Update the address in the base register

The memory address of the data is provided using a register, in this case X1. This instruction fetches 1 byte of data from memory at the address specified in X1. That byte is sign extended to 32 bits and stored in W10. The offset, specified as an immediate value, is added to the base address (by the processor) and the result is stored in the register X1. In this specific example the immediate value is 0. Therefore the base address in X1 will remain unchanged after the instruction is executed.

The LDRB instruction can also be used with pre-indexed addressing mode like this

  LDRB W10, [X1, #0]!

In this addressing mode the data address is the sum of X1 and the immediate offset. One byte, at that address, is loaded (sign extended) into the destination register (W10) and the base register (X1) is also updated with the computed address.

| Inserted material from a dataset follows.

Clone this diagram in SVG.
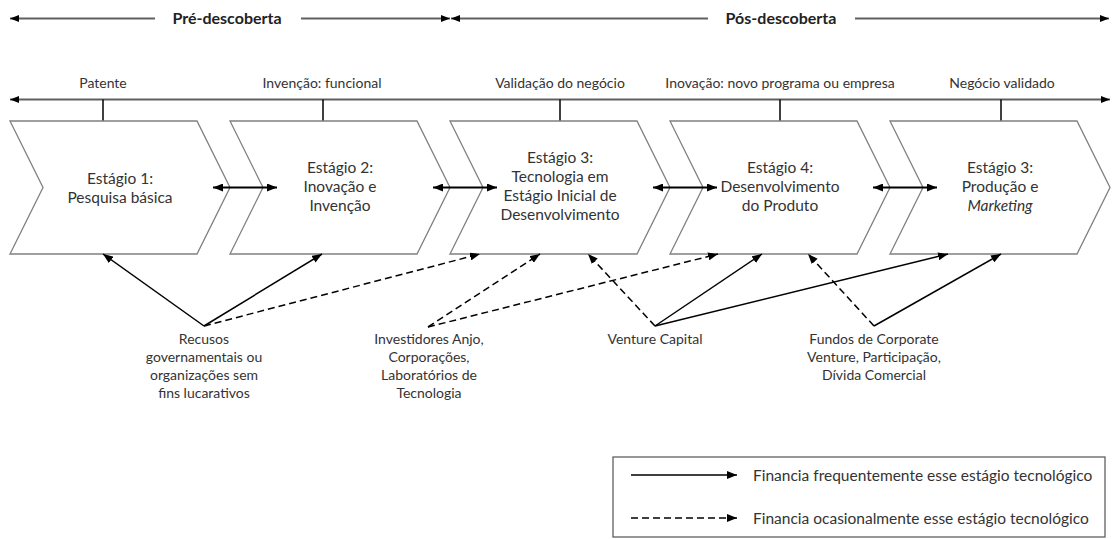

Below is an example of a post-indexed store instruction. This instruction stores 1 byte from the register W10 into the memory location contained in register X1.

  STRB W10, [X1], #2

Both LDRB and STRB instructions have multiple addressing modes (i.e. ways of specifying the memory address). We will eventually learn all of those modes. But now let us write a small program with two instructions that we know so far.

Copying Data

To learn how to load/store data from/to memory we will write a few assembly programs. The first program, below, will copy the words "Hello" from one location in memory to another location. The program code and instructions to compile and run it are in the file memory_instructions/ex1a_solution.s

As a learning exercise, it would be best if you could type out the program into the specified location in the file memory_instructions/ex_1a.s and try running it yourself. You can do this using any text editor.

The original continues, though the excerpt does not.